Thank You John Neff

Many times over the past twenty years we have discussed our mentors, those great investors who have influenced our thoughts, opinions, methods, techniques, stock selection and portfolio construction. We’ve shared the words and writings of Benjamin Graham, John Templeton, Marty Whitman, Bernard Baruch, Philip Fisher and so many others who deserve our thanks.

On June 4th of this year, one of our mentors, John Neff, passed away in his adopted state of Pennsylvania. Neff managed the Vanguard Windsor Fund from 1964 through his retirement in 1995. I first learned of his existence and the Windsor Fund from an individual I was attempting to solicit as a new client. I was a relatively newly registered representative, and I did the best I could to find some information about the Fund and its manager. As a naive young man a bit too trusting of my superiors, I mentioned the Fund to a gentlemen in charge of mutual fund distribution at my firm in hopes that he would share his thoughts. This wasn’t a very good idea on my part, because his opinion was that the Windsor Fund, and any other fund that was offered at no or reduced commissions, was going to destroy the business. He followed this comment with a stern reminder that my job was to sell and that the best investments to sell were those recommended by the firm. Of course this reprimand just encouraged me to further investigate the Fund.

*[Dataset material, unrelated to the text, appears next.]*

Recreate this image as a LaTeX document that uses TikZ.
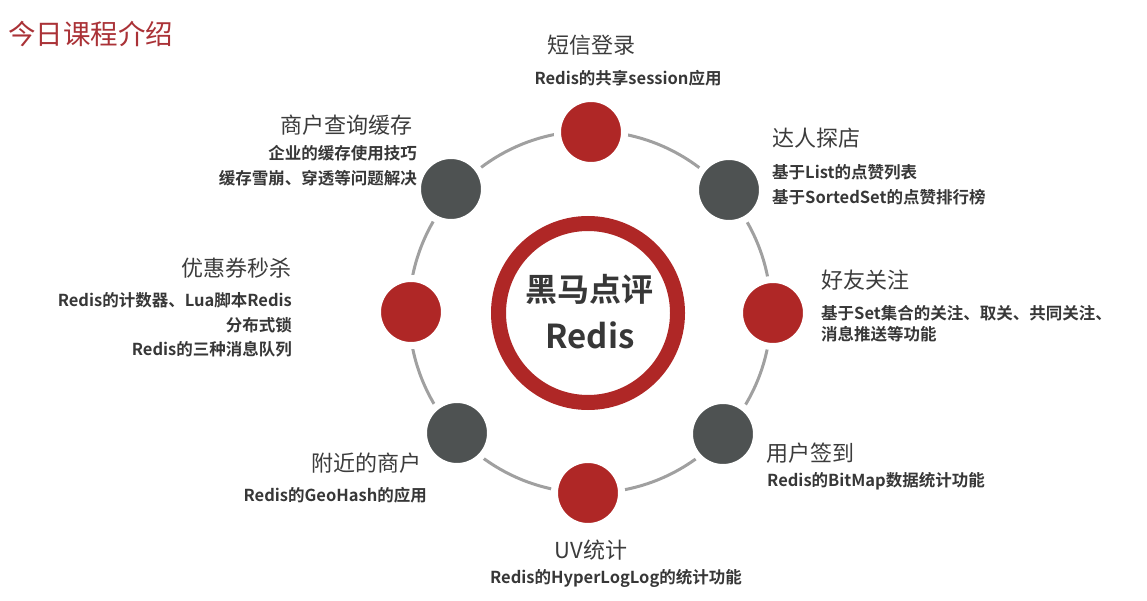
\documentclass[tikz,border=0pt]{standalone}
\usepackage{fontspec}
\setmainfont{Noto Sans CJK SC}[BoldFont={Noto Sans CJK SC Bold}]
\definecolor{myred}{RGB}{175,39,38}
\definecolor{mydark}{RGB}{78,82,82}
\definecolor{ringgray}{RGB}{160,160,160}
\definecolor{titlec}{RGB}{170,50,55}
\definecolor{headc}{RGB}{60,60,60}
\definecolor{subc}{RGB}{55,55,55}
\tikzset{
  head/.style={font=\fontsize{22}{26}\selectfont, text=headc, inner sep=0pt},
  sub/.style={font=\bfseries\fontsize{16.5}{24.5}\selectfont, text=subc, inner sep=0pt},
  dot/.style={circle, minimum size=67pt, inner sep=0pt, draw=white, line width=7pt},
  reddot/.style={dot, fill=myred},
  darkdot/.style={dot, fill=mydark},
}
\begin{document}
\begin{tikzpicture}[x=1pt,y=-1pt]
\useasboundingbox (0,0) rectangle (1147,601);
\node[anchor=west, inner sep=0pt, text=titlec, font=\fontsize{27.5}{30}\selectfont] (title) at (8,34) {今日课程介绍};
% ring
\draw[ringgray, line width=3pt] (590,312) circle (181);
% center
\draw[myred, line width=15pt, fill=white] (588,313) circle (89.5);
\node[inner sep=0pt, text=subc, font=\bfseries\fontsize{32}{36}\selectfont] (c1) at (589,289) {黑马点评};
\node[inner sep=0pt, text=subc, font=\bfseries\fontsize{33}{36}\selectfont] (c2) at (590,335) {Redis};
% dots
\node[reddot] (n1) at (591,132) {};
\node[darkdot] (n2) at (729,190) {};
\node[reddot] (n3) at (773,313) {};
\node[darkdot] (n4) at (723,434) {};
\node[reddot] (n5) at (588,493) {};
\node[darkdot] (n6) at (457,433) {};
\node[reddot] (n7) at (411,312) {};
\node[darkdot] (n8) at (451,189) {};
% labels
\node[head] (h1) at (591,45) {短信登录};
\node[sub] (s1) at (628,78) {Redis的共享session应用};
\node[head, anchor=west] (h2) at (772,138) {达人探店};
\node[sub, anchor=west, align=left] (s2) at (772,185) {基于List的点赞列表\\基于SortedSet的点赞排行榜};
\node[head, anchor=west] (h3) at (821,280) {好友关注};
\node[sub, anchor=west, align=left, font=\bfseries\fontsize{16.5}{21}\selectfont] (s3) at (821,323.5) {基于Set集合的关注、取关、共同关注、\\消息推送等功能};
\node[head, anchor=west] (h4) at (766,453) {用户签到};
\node[sub, anchor=west] (s4) at (767,481) {Redis的BitMap数据统计功能};
\node[head] (h5) at (591,550) {UV统计};
\node[sub] (s5) at (616,578) {Redis的HyperLogLog的统计功能};
\node[head, anchor=east] (h6) at (422,463) {附近的商户};
\node[sub, anchor=east] (s6) at (427,495) {Redis的GeoHash的应用};
\node[head, anchor=east] (h7) at (292,268) {优惠券秒杀};
\node[sub, anchor=east, align=right] (s7) at (292,325) {Redis的计数器、Lua脚本Redis\\分布式锁\\Redis的三种消息队列};
\node[head, anchor=east] (h8) at (413,125) {商户查询缓存};
\node[sub, anchor=east, align=right, font=\bfseries\fontsize{16.5}{25}\selectfont] (s8) at (417,165.5) {企业的缓存使用技巧\\缓存雪崩、穿透等问题解决};
\end{tikzpicture}
\end{document}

John Neff was born and educated in Ohio. His first venture into investing was as an analyst at a bank in Cleveland. This basic training, and I assume some success in stock selection, gave him the desire to apply those skills with a bit more freedom than allowed under the prudent man rules of a bank trust department. It just so happened that a little mutual fund company was in need of an individual to revive a fund with a not so great record of performance. That little company was the Wellington Management Company. The year was 1964, and the fund was the Windsor Fund, with total assets of $75 million. When Neff retired 31 years later, the fund had total assets of $13.7 billion, one of the largest in the country.

Over those 31 years, the Windsor fund outperformed the S&P 500 for 23 of the years. The average rate of return was 13.7% versus the 10.6% average for the index. If one had invested $10,000 in the Windsor Fund under Mr. Neff’s management and held onto it for those 31 years, he or she would have turned that investment into $537,271. The same investment in the index would have grown to $227,200. Those results place Neff into the legend category of money managers.